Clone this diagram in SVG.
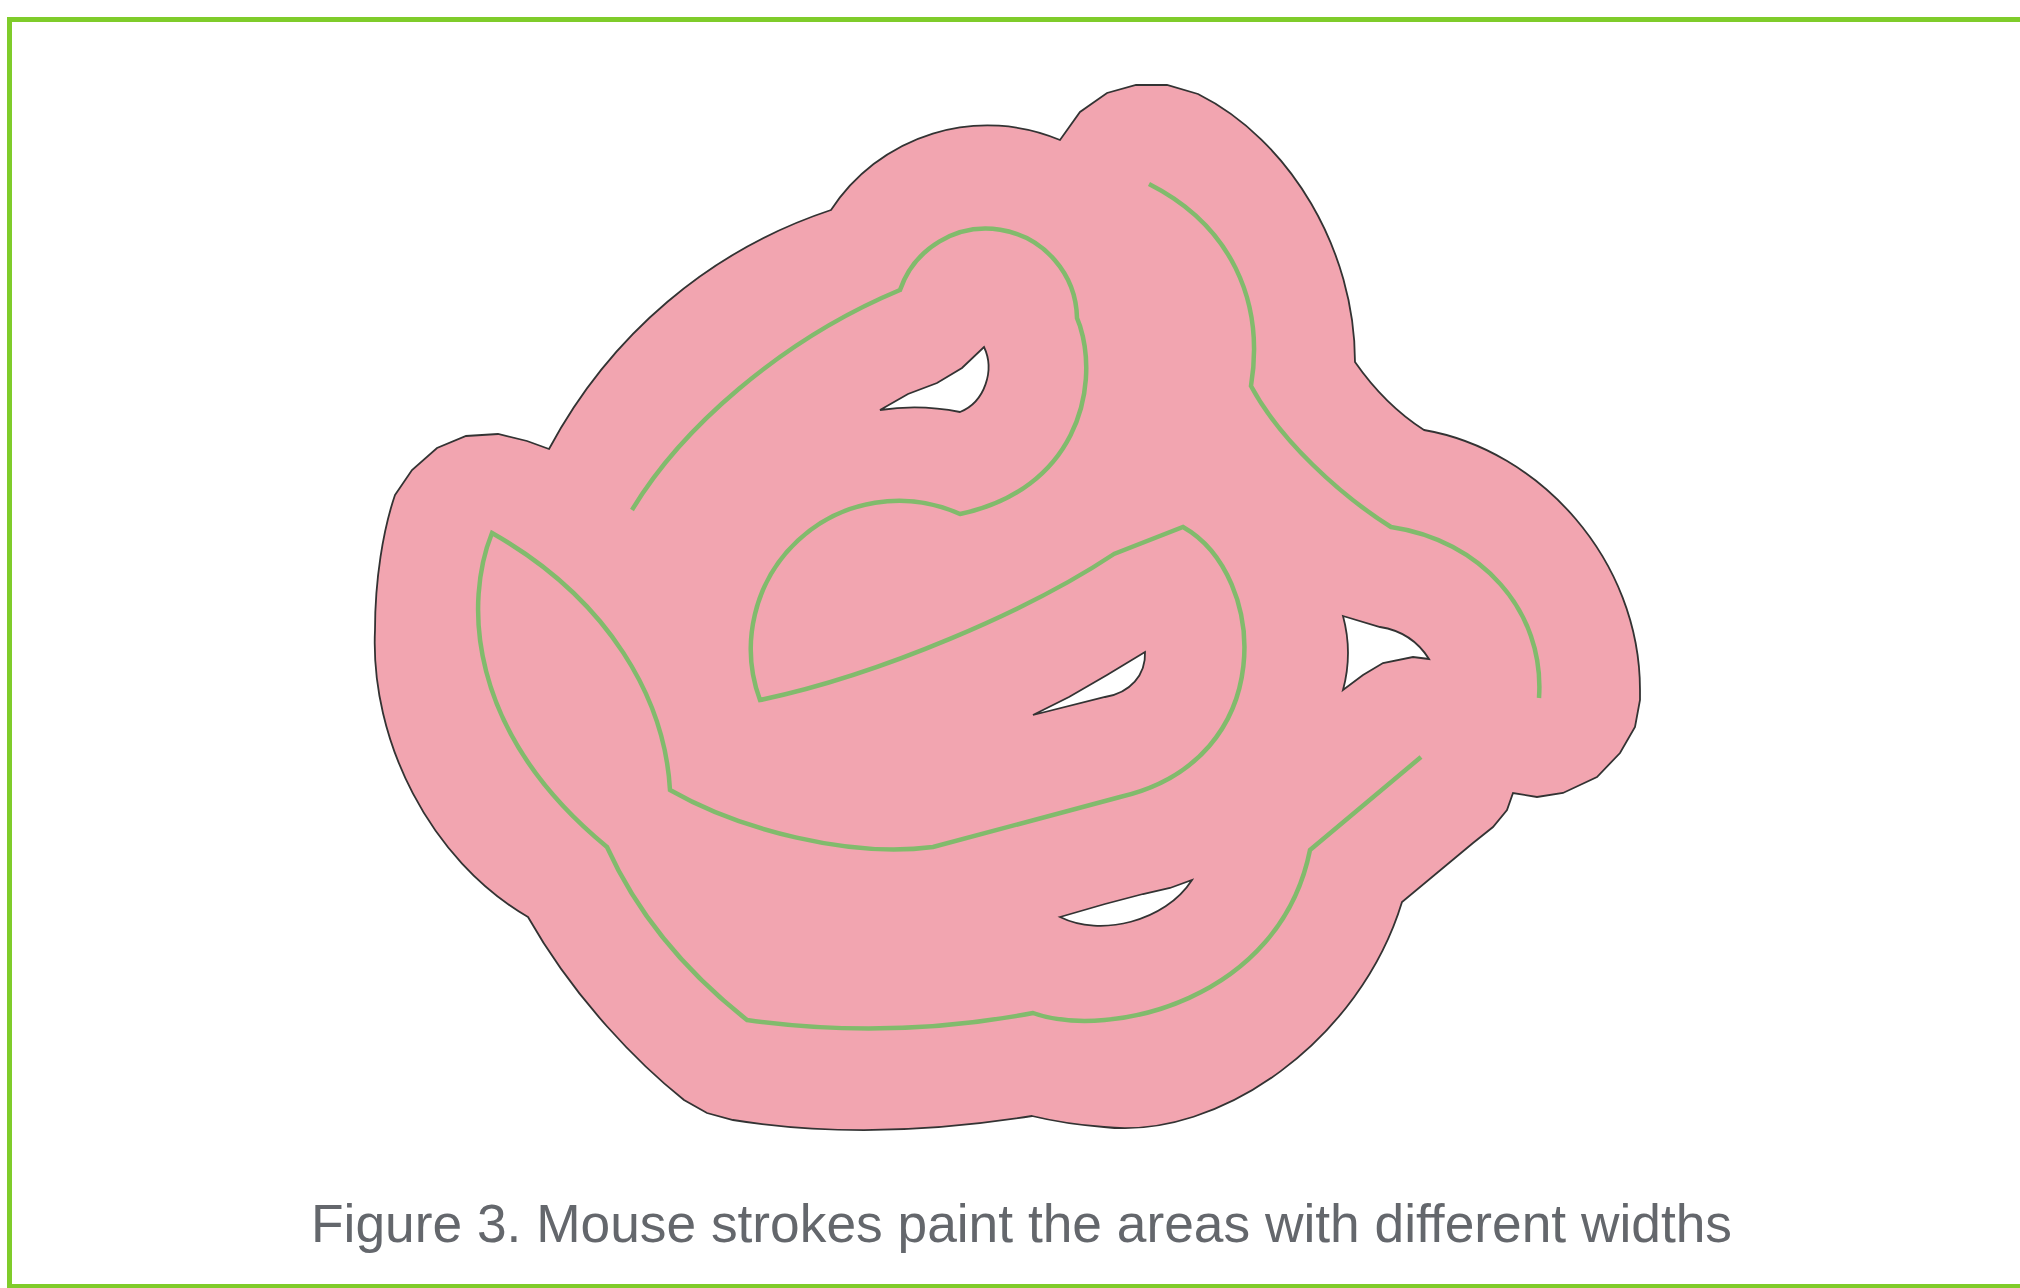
<svg xmlns="http://www.w3.org/2000/svg" width="2020" height="1288" viewBox="0 0 2020 1288">
<style>
.area{fill:#f2a5b0;stroke:#333;stroke-width:1.8;stroke-linejoin:miter}
.hole{fill:#fff;stroke:#333;stroke-width:1.8}
.stroke{fill:none;stroke:#81bb6c;stroke-width:4.5;stroke-linejoin:miter}
.caption{font-family:"Liberation Sans",Arial,sans-serif;font-size:53.3px;fill:#64676c}
</style>
<rect x="9.5" y="19.5" width="2040" height="1267" fill="#fff" stroke="#7fcc2a" stroke-width="5"/>
<g id="painted-area">
<path class="area" fill-rule="evenodd" d="M395 495 L412 470 L437 448 L466 436 L498 434 L527 441 L549 449 C610 335 710 250 831 210 A187 187 0 0 1 1060 140 L1080 112 L1107 93 L1136 85 L1167 85 L1198 94 C1290 140 1355 250 1355 362 Q1385 405 1424 430 C1540 450 1640 560 1640 690 L1640 700 L1635 727 L1620 753 L1597 777 L1563 793 L1537 797 L1513 793 L1507 810 L1493 827 L1473 843 L1402 902 C1360 1040 1220 1140 1104 1127 Q1065 1124 1032 1116 Q870 1142 733 1120 L707 1113 L684 1100 C640 1065 575 1000 528 917 C430 860 370 740 375 630 C375 580 383 530 395 495 Z"/>
</g>
<g id="holes">
<path class="hole" d="M880 410 L908 394 L937 383 L962 368 L984 347 C995 370 985 402 960 412 Q920 404 880 410 Z"/>
<path class="hole" d="M1033 715 L1069 697 L1107 675 L1145 652 C1146 675 1130 693 1105 697 L1033 715 Z"/>
<path class="hole" d="M1343 616 L1380 627 Q1412 632 1429 659 L1413 657 L1383 663 L1363 675 L1343 690 Q1353 653 1343 616 Z"/>
<path class="hole" d="M1060 917 L1105 904 L1143 894 L1170 888 L1192 880 C1165 922 1100 937 1060 917 Z"/>
</g>
<g id="mouse-strokes">
<path class="stroke" d="M632 510 C680 430 780 340 900 290 A91 91 0 0 1 1077 318 L1080 326 C1100 390 1075 490 960 514 A148 148 0 0 0 760 700 C880 675 1030 610 1114 554 L1183 527 C1268 575 1280 760 1120 797 L933 847 C850 858 740 830 670 790 C665 700 610 600 492 533 C465 600 465 730 607 847 C640 920 690 975 747 1020 Q890 1040 1033 1013 C1110 1040 1280 1000 1310 850 L1421 757"/>
<path class="stroke" d="M1149 184 C1230 225 1265 300 1251 386 C1280 440 1340 495 1391 527 C1480 540 1545 610 1539 698"/>
</g>
<text class="caption" x="311" y="1242">Figure 3. Mouse strokes paint the areas with different widths</text>
</svg>
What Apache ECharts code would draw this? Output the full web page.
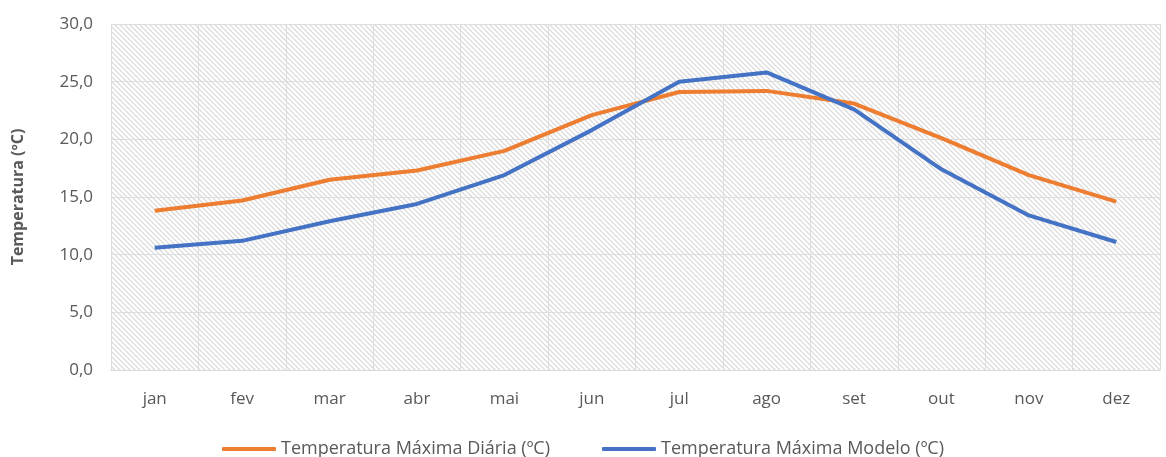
<!DOCTYPE html>
<html>
<head>
<meta charset="utf-8">
<script src="https://cdn.jsdelivr.net/npm/echarts@6/dist/echarts.min.js"></script>
<style>
  html, body { margin: 0; padding: 0; background: #fff; }
  #chart { width: 1166px; height: 457px; }
</style>
</head>
<body>
<div id="chart"></div>
<script>
// meses
const months = ['jan', 'fev', 'mar', 'abr', 'mai', 'jun', 'jul', 'ago', 'set', 'out', 'nov', 'dez'];
// séries
const tempDiaria = [13.8, 14.7, 16.5, 17.3, 19.0, 22.1, 24.1, 24.2, 23.1, 20.1, 16.9, 14.6];
const tempModelo = [10.6, 11.2, 12.9, 14.4, 16.9, 20.8, 25.0, 25.8, 22.6, 17.4, 13.4, 11.1];
const seriesNames = ['Temperatura Máxima Diária (ºC)', 'Temperatura Máxima Modelo (ºC)'];

// padrão tracejado diagonal do fundo
function hatch() {
    const s = 5;
    const c = document.createElement('canvas');
    c.width = s; c.height = s;
    const ctx = c.getContext('2d');
    ctx.fillStyle = '#ffffff';
    ctx.fillRect(0, 0, s, s);
    ctx.strokeStyle = '#d6d6d6';
    ctx.lineWidth = 1.1;
    ctx.beginPath();
    ctx.moveTo(-1, -1); ctx.lineTo(s + 1, s + 1);
    ctx.moveTo(-1, s - 1); ctx.lineTo(1, s + 1);
    ctx.moveTo(s - 1, -1); ctx.lineTo(s + 1, 1);
    ctx.stroke();
    return c;
}

const chart = echarts.init(document.getElementById('chart'));
const font = '"Open Sans", "Liberation Sans", sans-serif';

chart.setOption({
    animation: false,
    textStyle: { fontFamily: font },
    grid: {
        left: 111, right: 6, top: 24, bottom: 87,
        show: true,
        borderWidth: 0,
        backgroundColor: { image: hatch(), repeat: 'repeat' }
    },
    legend: {
        bottom: -6,
        left: 'center',
        itemWidth: 54,
        itemHeight: 4,
        itemGap: 52,
        icon: 'roundRect',
        textStyle: { color: '#595959', fontSize: 18, fontFamily: font },
        data: seriesNames
    },
    xAxis: {
        type: 'category',
        data: months,
        boundaryGap: true,
        axisLine: { lineStyle: { color: '#d9d9d9', width: 1 } },
        axisTick: { show: false },
        splitLine: { show: true, interval: 0, lineStyle: { color: '#dedede', width: 1 } },
        axisLabel: { color: '#595959', fontSize: 17, margin: 21, interval: 0 }
    },
    yAxis: {
        type: 'value',
        min: 0, max: 30, interval: 5,
        name: 'Temperatura (ºC)',
        nameLocation: 'middle',
        nameGap: 85,
        nameTextStyle: { color: '#595959', fontSize: 16, fontWeight: 'bold', fontFamily: font },
        axisLine: { show: false },
        axisTick: { show: false },
        splitLine: { lineStyle: { color: '#dedede', width: 1 } },
        axisLabel: {
            color: '#595959', fontSize: 17, margin: 18,
            formatter: v => v.toFixed(1).replace('.', ',')
        }
    },
    series: [
        {
            name: seriesNames[0],
            type: 'line',
            data: tempDiaria,
            symbol: 'none',
            lineStyle: { color: '#ED7D31', width: 4 },
            itemStyle: { color: '#ED7D31' }
        },
        {
            name: seriesNames[1],
            type: 'line',
            data: tempModelo,
            symbol: 'none',
            lineStyle: { color: '#4472C4', width: 4 },
            itemStyle: { color: '#4472C4' }
        }
    ]
});
</script>
</body>
</html>
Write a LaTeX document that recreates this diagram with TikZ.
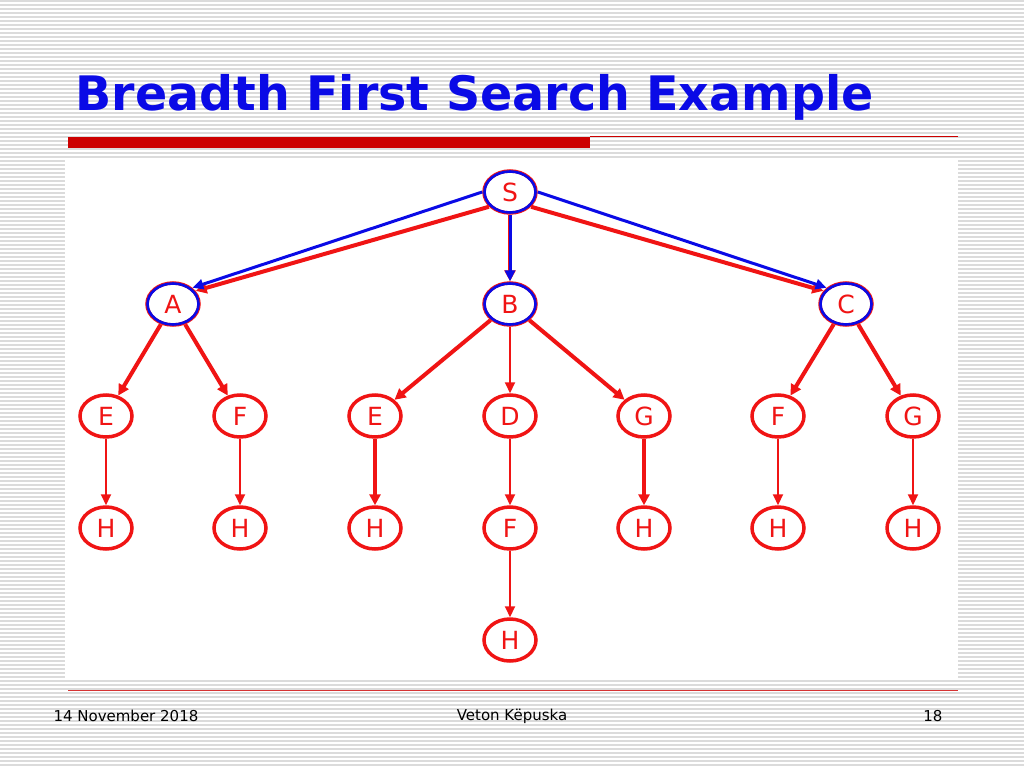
\documentclass[tikz,border=0pt]{standalone}
\usepackage{fontspec}
\setmainfont{DejaVu Sans}
\usetikzlibrary{arrows.meta,shapes.geometric}
\definecolor{tred}{RGB}{240,20,20}
\definecolor{tblue}{RGB}{10,10,230}
\definecolor{bar}{RGB}{204,0,0}
\tikzset{
 nd/.style={ellipse, draw=tred, line width=3.5pt, minimum width=52pt, minimum height=42pt, inner sep=0pt, text=tred, font=\fontsize{25}{25}\selectfont},
 rd/.style={draw=tred, line width=4pt, -{Triangle[length=11pt,width=11pt]}},
 rt/.style={draw=tred, line width=2pt, -{Triangle[length=11pt,width=10pt]}},
 bl/.style={draw=tblue, line width=3pt, -{Triangle[length=11pt,width=10pt]}},
}
\begin{document}
\begin{tikzpicture}[x=1pt,y=-1pt]
\useasboundingbox (0,0) rectangle (1024,768);
\fill[white] (0,0) rectangle (1024,768);
\foreach \i in {0,...,191} {\draw[black!14, line width=1.5pt] (0,\i*4+1) -- (1024,\i*4+1);}
\fill[white] (65,160) rectangle (958,680);
\node[anchor=west, text=tblue, font=\fontsize{47.5}{48}\selectfont\bfseries] (title) at (72,97) {Breadth First Search Example};
\fill[bar] (68,137) rectangle (590,148);
\draw[bar, line width=0.8pt] (590,136) -- (958,136);
\draw[bar!80, line width=0.8pt] (68,690) -- (958,690);
\node[anchor=west, font=\fontsize{15}{15}\selectfont] (date) at (50,716) {14 November 2018};
\node[font=\fontsize{15}{15}\selectfont] (auth) at (512,716) {Veton Këpuska};
\node[anchor=east, font=\fontsize{15}{15}\selectfont] (pg) at (946,716) {18};
% nodes
\node[nd] (S) at (510,192) {S};
\node[nd] (A) at (173,304) {A};
\node[nd] (B) at (510,304) {B};
\node[nd] (C) at (846,304) {C};
\node[nd] (E1) at (106,416) {E};
\node[nd] (F1) at (240,416) {F};
\node[nd] (E2) at (375,416) {E};
\node[nd] (D) at (510,416) {D};
\node[nd] (G1) at (644,416) {G};
\node[nd] (F2) at (778,416) {F};
\node[nd] (G2) at (913,416) {G};
\node[nd] (H1) at (106,528) {H};
\node[nd] (H2) at (240,528) {H};
\node[nd] (H3) at (375,528) {H};
\node[nd] (F3) at (510,528) {F};
\node[nd] (H4) at (644,528) {H};
\node[nd] (H5) at (778,528) {H};
\node[nd] (H6) at (913,528) {H};
\node[nd] (H7) at (510,640) {H};
% red edges
\draw[rd] (S.215) -- (A.30);
\draw[rd] (S.325) -- (C.150);
\draw[rd] (S) -- (B);
\draw[rd] (A) -- (E1);
\draw[rd] (A) -- (F1);
\draw[rd] (B) -- (E2);
\draw[rt] (B) -- (D);
\draw[rd] (B) -- (G1);
\draw[rd] (C) -- (F2);
\draw[rd] (C) -- (G2);
\draw[rt] (E1) -- (H1);
\draw[rt] (F1) -- (H2);
\draw[rd] (E2) -- (H3);
\draw[rt] (D) -- (F3);
\draw[rd] (G1) -- (H4);
\draw[rt] (F2) -- (H5);
\draw[rt] (G2) -- (H6);
\draw[rt] (F3) -- (H7);
% blue overlay
\foreach \n in {S,A,B,C} {\draw[tblue, line width=2.6pt] (\n.center) ellipse [x radius=25.5pt, y radius=20.5pt];}
\draw[bl] (S.180) -- (A.40);
\draw[bl] (S.0) -- (C.140);
\draw[bl] (S.south) -- (B.north);
\end{tikzpicture}
\end{document}
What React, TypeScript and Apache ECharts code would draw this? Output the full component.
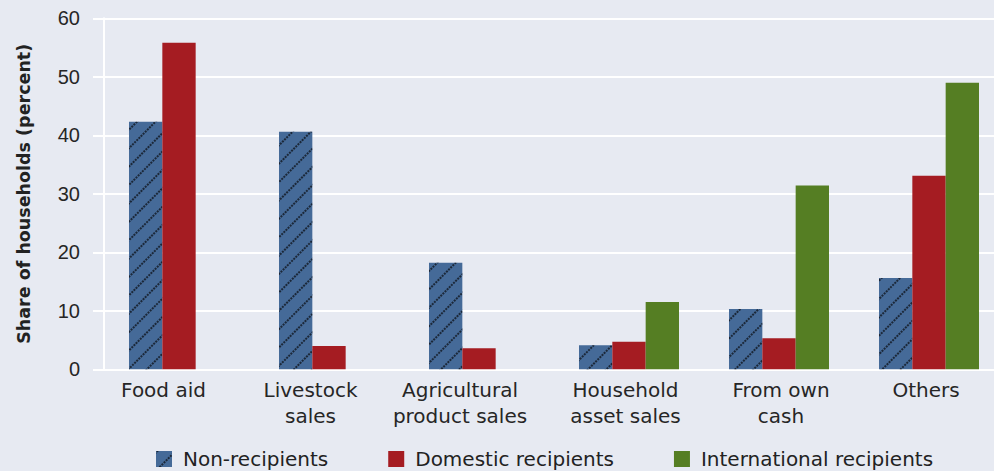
import React, { useEffect, useRef } from "react";
import * as echarts from "echarts";

const categories = [
  "Food aid",
  "Livestock\nsales",
  "Agricultural\nproduct sales",
  "Household\nasset sales",
  "From own\ncash",
  "Others",
];
const seriesNames = ["Non-recipients", "Domestic recipients", "International recipients"];
const nonRecipients = [42.3, 40.6, 18.2, 4.1, 10.3, 15.6];
const domesticRecipients = [55.8, 4.0, 3.6, 4.7, 5.3, 33.1];
const internationalRecipients = [0, 0, 0, 11.5, 31.4, 49.0];
const yTicks = { min: 0, max: 60, interval: 10 };
const yAxisTitle = "Share of households (percent)";

// label horizontal paddings [left, right] to mimic original centering
const labelPads: number[][] = [
  [0, 31],
  [0, 37],
  [0, 38],
  [0, 7],
  [4, 0],
  [0, 6],
];

const COLORS = ["#456a98", "#a51c22", "#557e23"];
const BG = "#e7eaf2";
const FONT = "DejaVu Sans";

export default function App() {
  const ref = useRef<HTMLDivElement>(null);
  useEffect(() => {
    document.body.style.margin = "0";
    const chart = echarts.init(ref.current!, null, { renderer: "svg" });
    const decal = {
      symbol: "rect",
      symbolSize: 1,
      color: "rgba(20,28,40,0.85)",
      dashArrayX: [2, 1],
      dashArrayY: [1.2, 11],
      rotation: -Math.PI / 4,
    };
    const values = [nonRecipients, domesticRecipients, internationalRecipients];
    chart.setOption({
      animation: false,
      backgroundColor: BG,
      textStyle: { fontFamily: FONT },
      grid: { left: 104, right: 6, top: 18.3, bottom: 101.7, containLabel: false },
      legend: {
        left: 156,
        top: 449,
        padding: 0,
        itemWidth: 16,
        itemHeight: 16,
        itemGap: 60,
        icon: "rect",
        textStyle: { fontFamily: FONT, fontSize: 20, color: "#222", padding: [0, 0, 0, 6] },
        data: seriesNames,
      },
      xAxis: {
        type: "category",
        data: categories.map((c, i) => ({
          value: c,
          textStyle: { padding: [0, labelPads[i][1], 0, labelPads[i][0]] },
        })),
        axisLine: { show: true, lineStyle: { color: "#ffffff", width: 2 } },
        axisTick: { show: false },
        axisLabel: {
          fontFamily: FONT,
          fontSize: 20,
          color: "#262626",
          lineHeight: 26,
          margin: 8,
          interval: 0,
        },
      },
      yAxis: {
        type: "value",
        min: yTicks.min,
        max: yTicks.max,
        interval: yTicks.interval,
        name: yAxisTitle,
        nameLocation: "middle",
        nameGap: 71,
        nameTextStyle: { fontFamily: FONT, fontSize: 17.5, fontWeight: "bold", color: "#222" },
        axisLine: { show: true, lineStyle: { color: "#ffffff", width: 2 } },
        axisTick: { show: true, length: 11, lineStyle: { color: "#ffffff", width: 2 } },
        axisLabel: { fontFamily: "Liberation Sans", fontSize: 20, color: "#262626", margin: 24 },
        splitLine: { show: true, lineStyle: { color: "#ffffff", width: 2 } },
      },
      series: seriesNames.map((name, i) => ({
        name,
        type: "bar",
        data: values[i],
        barGap: "0%",
        barCategoryGap: "33.333%",
        itemStyle: {
          color: COLORS[i],
          ...(i === 0 ? { decal } : {}),
        },
      })),
    });
    return () => chart.dispose();
  }, []);
  return (
    <div
      style={{
        position: "fixed",
        left: 0,
        top: 0,
        width: 994,
        height: 471,
        overflow: "hidden",
        background: BG,
      }}
    >
      <div ref={ref} style={{ width: 1010, height: 471 }} />
    </div>
  );
}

^^^^

Using the entries above, extract exactly the lines from the one that contains "What React, TypeScript" through the one that contains "import * as". Do not carry over any pictures.

• [Written solution]
What React, TypeScript and Apache ECharts code would draw this? Output the full component.
import React, { useEffect, useRef } from "react";
import * as echarts from "echarts";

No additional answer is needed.